[Plotting code records]
□ □ □ □

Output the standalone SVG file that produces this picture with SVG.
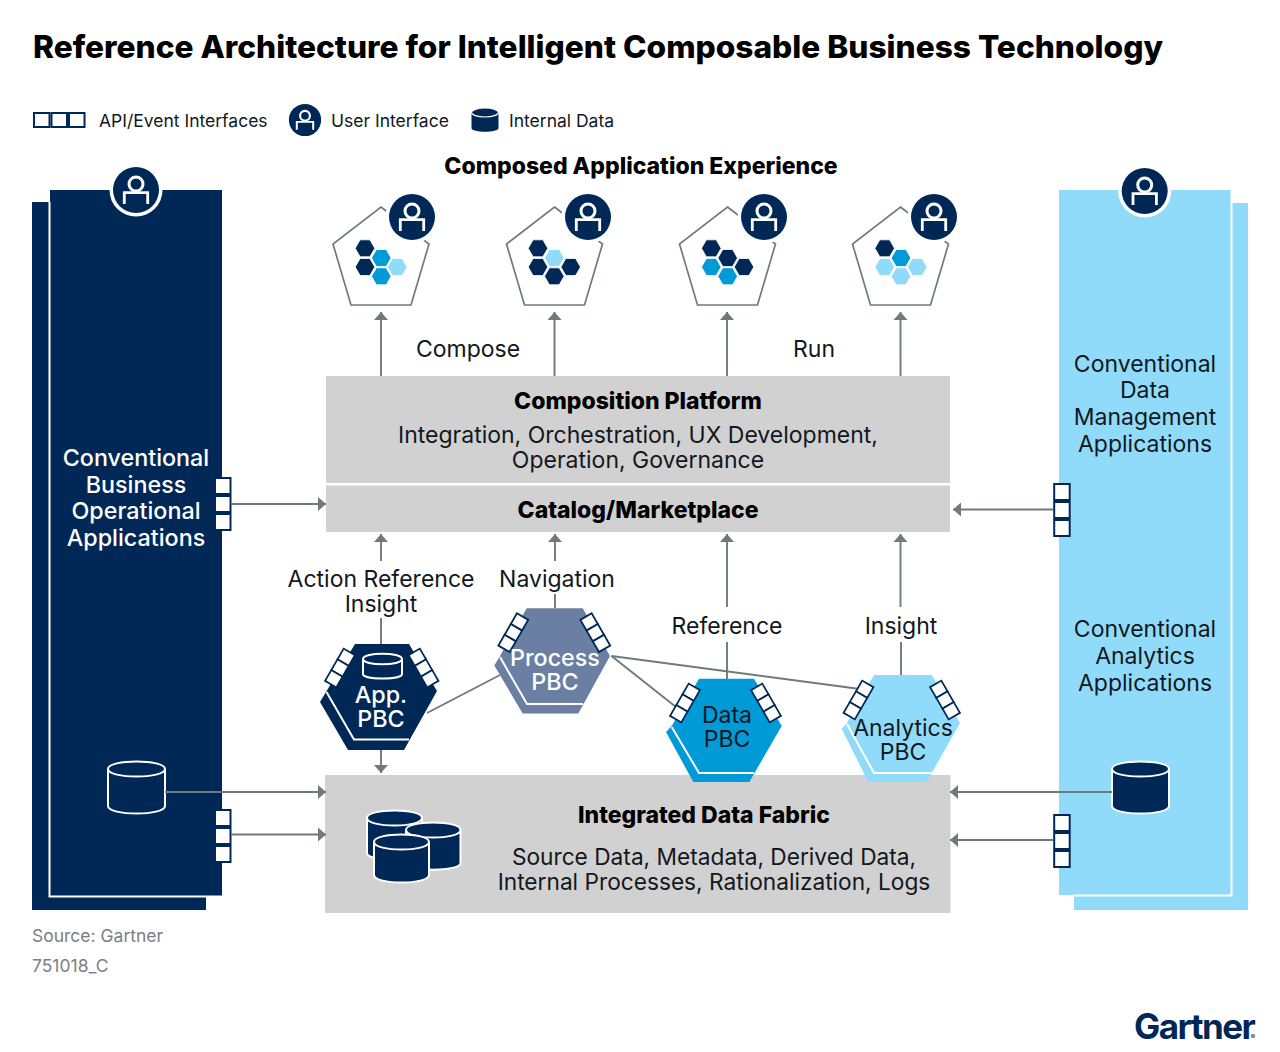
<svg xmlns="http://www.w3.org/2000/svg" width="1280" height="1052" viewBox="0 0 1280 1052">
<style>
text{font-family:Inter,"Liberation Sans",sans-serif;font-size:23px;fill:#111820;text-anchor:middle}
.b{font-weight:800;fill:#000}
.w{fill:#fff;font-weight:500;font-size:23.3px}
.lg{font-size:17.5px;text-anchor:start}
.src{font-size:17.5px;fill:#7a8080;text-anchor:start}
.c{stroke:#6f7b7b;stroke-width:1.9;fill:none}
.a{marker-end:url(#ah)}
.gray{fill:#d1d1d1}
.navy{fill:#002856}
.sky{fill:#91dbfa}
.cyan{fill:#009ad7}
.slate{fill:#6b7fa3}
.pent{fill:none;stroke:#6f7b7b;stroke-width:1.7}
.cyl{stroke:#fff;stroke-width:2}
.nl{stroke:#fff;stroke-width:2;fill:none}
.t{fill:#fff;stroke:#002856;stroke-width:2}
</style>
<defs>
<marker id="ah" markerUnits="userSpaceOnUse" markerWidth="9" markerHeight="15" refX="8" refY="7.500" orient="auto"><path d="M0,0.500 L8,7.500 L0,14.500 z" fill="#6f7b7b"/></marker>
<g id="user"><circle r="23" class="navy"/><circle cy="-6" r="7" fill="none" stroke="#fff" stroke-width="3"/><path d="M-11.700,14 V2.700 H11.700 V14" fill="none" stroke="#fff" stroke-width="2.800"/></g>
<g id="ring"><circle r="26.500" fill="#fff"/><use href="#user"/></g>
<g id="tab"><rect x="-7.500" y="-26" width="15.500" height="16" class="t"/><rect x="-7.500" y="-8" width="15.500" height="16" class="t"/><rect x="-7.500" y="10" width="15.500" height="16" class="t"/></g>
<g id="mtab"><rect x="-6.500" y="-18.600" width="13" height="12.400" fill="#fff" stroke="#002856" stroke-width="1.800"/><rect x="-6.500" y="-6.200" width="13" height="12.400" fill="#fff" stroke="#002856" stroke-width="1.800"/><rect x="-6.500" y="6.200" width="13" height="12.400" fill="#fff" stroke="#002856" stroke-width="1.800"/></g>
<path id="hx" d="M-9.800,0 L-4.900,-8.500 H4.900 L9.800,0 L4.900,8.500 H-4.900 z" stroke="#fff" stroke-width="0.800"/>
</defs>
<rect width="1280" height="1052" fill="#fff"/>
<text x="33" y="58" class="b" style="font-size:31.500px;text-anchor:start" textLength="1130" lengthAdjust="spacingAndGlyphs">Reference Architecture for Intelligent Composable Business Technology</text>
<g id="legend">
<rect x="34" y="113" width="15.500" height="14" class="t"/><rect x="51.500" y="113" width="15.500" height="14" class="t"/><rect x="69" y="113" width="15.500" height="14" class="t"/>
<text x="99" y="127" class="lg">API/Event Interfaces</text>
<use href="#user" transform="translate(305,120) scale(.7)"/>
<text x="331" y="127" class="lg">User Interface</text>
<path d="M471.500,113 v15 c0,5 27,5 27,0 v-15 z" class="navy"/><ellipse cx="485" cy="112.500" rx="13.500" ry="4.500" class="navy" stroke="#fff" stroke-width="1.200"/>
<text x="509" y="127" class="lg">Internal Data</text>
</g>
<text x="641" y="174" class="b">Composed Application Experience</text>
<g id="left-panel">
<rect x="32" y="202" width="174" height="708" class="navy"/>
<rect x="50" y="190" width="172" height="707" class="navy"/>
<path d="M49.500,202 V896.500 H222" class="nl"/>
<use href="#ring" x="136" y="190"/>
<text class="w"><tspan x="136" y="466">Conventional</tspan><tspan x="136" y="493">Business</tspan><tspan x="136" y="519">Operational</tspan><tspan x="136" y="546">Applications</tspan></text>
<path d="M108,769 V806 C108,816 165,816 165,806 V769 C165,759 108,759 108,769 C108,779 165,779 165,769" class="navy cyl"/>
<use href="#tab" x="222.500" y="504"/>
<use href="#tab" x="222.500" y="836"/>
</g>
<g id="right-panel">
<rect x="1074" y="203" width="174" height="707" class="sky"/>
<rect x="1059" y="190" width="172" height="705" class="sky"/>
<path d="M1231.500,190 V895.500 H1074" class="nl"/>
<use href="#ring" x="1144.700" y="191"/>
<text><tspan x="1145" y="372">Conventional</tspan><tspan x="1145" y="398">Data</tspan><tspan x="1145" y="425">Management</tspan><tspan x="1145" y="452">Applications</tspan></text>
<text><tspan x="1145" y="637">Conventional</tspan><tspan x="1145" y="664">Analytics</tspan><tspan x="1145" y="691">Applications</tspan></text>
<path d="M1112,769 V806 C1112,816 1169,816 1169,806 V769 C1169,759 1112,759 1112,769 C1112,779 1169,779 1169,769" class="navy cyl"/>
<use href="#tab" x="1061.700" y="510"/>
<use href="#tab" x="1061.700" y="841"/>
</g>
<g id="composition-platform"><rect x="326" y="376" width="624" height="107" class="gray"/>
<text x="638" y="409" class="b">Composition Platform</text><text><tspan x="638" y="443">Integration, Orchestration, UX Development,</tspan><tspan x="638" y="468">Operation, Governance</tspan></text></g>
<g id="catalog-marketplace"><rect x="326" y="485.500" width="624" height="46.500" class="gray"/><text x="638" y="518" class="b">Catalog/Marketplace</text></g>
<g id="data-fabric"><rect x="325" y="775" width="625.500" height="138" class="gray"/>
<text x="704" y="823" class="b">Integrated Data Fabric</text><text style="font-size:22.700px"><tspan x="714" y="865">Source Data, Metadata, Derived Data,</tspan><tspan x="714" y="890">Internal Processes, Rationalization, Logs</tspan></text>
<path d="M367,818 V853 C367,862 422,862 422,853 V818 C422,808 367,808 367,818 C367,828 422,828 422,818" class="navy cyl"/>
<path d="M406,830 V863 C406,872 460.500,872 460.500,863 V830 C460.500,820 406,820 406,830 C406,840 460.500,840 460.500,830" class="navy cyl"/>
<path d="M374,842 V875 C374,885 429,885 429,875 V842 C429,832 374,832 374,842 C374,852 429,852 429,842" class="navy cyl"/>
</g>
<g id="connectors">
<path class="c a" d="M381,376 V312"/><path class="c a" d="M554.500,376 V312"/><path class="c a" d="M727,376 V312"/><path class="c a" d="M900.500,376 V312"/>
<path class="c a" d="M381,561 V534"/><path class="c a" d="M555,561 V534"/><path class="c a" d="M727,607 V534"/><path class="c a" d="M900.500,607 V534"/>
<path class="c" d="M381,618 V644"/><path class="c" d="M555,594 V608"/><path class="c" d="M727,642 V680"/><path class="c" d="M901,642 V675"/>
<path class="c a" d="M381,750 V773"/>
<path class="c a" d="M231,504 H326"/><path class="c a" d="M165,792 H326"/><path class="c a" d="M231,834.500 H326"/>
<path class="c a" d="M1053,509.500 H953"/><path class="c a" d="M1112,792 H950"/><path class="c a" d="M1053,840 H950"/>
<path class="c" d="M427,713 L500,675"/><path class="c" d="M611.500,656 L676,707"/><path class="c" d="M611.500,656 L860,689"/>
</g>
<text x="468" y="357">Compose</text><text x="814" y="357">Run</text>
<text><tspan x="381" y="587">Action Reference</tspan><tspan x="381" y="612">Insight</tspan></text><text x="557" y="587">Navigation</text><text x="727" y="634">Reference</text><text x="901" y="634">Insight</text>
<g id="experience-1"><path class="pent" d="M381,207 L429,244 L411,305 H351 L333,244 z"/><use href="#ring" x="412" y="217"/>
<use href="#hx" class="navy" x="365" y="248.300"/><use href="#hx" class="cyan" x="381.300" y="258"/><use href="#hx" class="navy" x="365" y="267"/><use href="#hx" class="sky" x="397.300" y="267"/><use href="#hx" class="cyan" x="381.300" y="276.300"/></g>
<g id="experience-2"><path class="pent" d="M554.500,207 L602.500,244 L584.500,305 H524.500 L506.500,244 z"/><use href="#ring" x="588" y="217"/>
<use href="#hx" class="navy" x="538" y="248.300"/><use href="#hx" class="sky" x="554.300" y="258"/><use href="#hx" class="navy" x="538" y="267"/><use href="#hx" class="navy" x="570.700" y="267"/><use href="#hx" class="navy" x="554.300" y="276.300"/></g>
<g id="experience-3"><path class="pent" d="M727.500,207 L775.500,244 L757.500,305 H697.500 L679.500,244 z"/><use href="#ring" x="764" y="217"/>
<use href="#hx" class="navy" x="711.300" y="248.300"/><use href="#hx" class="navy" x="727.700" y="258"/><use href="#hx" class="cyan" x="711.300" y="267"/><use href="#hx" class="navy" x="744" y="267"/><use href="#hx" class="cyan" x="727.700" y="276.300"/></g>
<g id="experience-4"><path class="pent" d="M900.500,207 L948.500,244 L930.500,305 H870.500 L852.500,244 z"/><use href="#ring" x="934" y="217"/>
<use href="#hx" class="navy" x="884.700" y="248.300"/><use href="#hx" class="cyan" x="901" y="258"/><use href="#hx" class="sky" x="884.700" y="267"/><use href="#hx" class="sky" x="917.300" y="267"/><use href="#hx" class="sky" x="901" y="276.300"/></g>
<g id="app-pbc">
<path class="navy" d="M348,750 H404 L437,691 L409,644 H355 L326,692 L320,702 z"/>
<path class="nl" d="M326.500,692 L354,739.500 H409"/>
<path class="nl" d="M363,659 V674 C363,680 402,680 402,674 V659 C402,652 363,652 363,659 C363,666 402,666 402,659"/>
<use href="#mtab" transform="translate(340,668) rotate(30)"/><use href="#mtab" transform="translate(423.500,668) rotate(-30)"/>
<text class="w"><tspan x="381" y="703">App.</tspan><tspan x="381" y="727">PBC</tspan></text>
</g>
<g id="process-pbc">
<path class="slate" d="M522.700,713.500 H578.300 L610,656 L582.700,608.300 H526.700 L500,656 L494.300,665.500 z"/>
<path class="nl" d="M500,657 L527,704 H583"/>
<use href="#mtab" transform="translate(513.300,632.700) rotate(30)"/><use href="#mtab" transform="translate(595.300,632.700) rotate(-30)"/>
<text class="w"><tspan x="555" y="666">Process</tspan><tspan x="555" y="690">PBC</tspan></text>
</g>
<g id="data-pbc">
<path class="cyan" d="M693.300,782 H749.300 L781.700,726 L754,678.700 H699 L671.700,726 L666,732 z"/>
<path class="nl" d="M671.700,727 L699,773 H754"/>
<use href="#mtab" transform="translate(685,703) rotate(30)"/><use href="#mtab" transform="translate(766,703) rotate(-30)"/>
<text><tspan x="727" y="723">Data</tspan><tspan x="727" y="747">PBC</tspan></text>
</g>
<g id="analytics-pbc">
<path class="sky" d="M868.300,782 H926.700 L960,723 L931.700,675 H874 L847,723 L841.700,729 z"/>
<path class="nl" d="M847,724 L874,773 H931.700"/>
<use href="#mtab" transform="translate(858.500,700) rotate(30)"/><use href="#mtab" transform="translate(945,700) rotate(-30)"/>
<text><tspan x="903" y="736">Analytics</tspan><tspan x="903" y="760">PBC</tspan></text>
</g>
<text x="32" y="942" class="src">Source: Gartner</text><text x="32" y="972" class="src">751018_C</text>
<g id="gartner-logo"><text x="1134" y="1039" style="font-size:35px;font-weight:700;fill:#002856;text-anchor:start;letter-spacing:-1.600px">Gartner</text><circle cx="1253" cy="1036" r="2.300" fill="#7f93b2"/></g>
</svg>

□ □ □ □

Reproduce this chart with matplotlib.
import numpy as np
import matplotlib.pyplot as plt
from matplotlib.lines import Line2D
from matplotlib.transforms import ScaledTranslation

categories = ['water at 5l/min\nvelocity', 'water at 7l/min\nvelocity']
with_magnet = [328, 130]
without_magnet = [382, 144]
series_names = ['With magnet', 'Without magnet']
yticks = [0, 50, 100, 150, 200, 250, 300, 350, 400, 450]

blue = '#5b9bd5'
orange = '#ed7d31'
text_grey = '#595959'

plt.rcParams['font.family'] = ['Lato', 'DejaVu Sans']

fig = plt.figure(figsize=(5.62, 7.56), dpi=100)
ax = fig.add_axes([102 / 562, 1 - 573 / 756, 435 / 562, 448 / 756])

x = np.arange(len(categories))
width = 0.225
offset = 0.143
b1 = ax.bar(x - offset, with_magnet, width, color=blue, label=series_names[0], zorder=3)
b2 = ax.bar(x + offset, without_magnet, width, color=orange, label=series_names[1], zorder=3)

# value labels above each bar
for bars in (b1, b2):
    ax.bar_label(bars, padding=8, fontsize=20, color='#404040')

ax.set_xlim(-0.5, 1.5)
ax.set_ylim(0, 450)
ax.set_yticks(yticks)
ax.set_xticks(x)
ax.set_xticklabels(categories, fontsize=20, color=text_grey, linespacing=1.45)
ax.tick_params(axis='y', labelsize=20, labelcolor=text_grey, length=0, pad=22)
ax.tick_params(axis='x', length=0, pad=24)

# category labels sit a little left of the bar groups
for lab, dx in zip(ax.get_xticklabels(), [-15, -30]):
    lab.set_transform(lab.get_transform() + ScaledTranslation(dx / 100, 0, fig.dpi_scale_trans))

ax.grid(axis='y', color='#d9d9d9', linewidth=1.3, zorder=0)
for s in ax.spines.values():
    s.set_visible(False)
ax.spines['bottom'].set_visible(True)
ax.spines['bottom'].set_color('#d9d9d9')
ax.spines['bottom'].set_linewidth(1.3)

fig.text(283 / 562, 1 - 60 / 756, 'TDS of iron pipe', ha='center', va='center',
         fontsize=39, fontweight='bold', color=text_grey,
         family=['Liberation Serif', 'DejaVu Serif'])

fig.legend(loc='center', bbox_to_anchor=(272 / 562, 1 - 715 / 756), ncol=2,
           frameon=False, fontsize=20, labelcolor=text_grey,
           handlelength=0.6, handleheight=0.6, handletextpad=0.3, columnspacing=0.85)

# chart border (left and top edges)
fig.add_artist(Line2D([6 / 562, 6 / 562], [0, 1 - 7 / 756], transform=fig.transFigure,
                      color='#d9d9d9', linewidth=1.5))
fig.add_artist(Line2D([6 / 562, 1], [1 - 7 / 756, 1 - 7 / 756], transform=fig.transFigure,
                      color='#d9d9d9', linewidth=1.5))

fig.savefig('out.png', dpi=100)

□ □ □ □

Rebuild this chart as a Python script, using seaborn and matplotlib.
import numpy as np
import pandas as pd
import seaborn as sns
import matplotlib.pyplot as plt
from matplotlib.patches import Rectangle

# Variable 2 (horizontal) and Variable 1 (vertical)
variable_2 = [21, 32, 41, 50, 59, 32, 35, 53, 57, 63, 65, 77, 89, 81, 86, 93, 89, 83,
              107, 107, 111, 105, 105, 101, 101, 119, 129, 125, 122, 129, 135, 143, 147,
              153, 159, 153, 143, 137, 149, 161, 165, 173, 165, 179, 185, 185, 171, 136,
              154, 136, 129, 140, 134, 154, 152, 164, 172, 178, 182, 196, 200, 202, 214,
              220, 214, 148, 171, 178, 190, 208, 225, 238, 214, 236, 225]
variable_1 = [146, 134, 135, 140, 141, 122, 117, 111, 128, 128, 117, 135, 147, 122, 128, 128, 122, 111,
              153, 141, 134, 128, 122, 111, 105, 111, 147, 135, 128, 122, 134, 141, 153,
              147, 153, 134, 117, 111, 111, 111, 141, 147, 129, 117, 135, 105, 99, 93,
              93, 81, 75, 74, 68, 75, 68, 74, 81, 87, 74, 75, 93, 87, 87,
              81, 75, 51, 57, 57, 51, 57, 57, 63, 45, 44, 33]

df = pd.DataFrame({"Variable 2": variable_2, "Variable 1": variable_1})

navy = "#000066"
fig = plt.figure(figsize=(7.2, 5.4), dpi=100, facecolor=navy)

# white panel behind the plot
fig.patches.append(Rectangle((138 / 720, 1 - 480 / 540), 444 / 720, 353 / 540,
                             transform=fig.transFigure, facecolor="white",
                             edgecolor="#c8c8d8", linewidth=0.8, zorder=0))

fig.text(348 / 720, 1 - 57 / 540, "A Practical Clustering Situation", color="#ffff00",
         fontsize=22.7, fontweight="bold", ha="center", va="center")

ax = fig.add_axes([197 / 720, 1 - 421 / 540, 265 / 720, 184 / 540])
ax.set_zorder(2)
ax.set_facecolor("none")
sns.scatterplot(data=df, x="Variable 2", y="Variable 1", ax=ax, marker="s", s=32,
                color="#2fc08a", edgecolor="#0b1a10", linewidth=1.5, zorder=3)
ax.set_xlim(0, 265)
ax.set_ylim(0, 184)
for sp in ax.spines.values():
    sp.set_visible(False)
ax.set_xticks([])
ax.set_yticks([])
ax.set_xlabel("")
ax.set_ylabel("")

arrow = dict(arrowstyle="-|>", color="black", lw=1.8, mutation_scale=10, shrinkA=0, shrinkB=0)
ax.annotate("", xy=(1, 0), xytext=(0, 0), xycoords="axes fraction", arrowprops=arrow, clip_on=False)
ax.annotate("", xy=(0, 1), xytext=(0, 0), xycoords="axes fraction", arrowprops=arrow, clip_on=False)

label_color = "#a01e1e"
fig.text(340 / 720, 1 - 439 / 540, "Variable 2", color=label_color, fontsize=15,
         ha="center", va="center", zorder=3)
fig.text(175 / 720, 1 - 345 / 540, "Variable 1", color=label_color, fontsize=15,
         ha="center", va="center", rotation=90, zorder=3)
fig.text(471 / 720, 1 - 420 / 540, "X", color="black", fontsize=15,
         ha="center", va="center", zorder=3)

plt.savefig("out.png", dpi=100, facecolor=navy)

□ □ □ □

— DIRECTIVE —
Retype only what lies between the line bearing "Reproduce this chart with matplotlib." and the line bearing "ax.bar_label(bars, padding=8, fontsize=20, color='#404040')", keeping both of those lines.

— EXERCISE RESPONSE —
Reproduce this chart with matplotlib.
import numpy as np
import matplotlib.pyplot as plt
from matplotlib.lines import Line2D
from matplotlib.transforms import ScaledTranslation

categories = ['water at 5l/min\nvelocity', 'water at 7l/min\nvelocity']
with_magnet = [328, 130]
without_magnet = [382, 144]
series_names = ['With magnet', 'Without magnet']
yticks = [0, 50, 100, 150, 200, 250, 300, 350, 400, 450]

blue = '#5b9bd5'
orange = '#ed7d31'
text_grey = '#595959'

plt.rcParams['font.family'] = ['Lato', 'DejaVu Sans']

fig = plt.figure(figsize=(5.62, 7.56), dpi=100)
ax = fig.add_axes([102 / 562, 1 - 573 / 756, 435 / 562, 448 / 756])

x = np.arange(len(categories))
width = 0.225
offset = 0.143
b1 = ax.bar(x - offset, with_magnet, width, color=blue, label=series_names[0], zorder=3)
b2 = ax.bar(x + offset, without_magnet, width, color=orange, label=series_names[1], zorder=3)

# value labels above each bar
for bars in (b1, b2):
    ax.bar_label(bars, padding=8, fontsize=20, color='#404040')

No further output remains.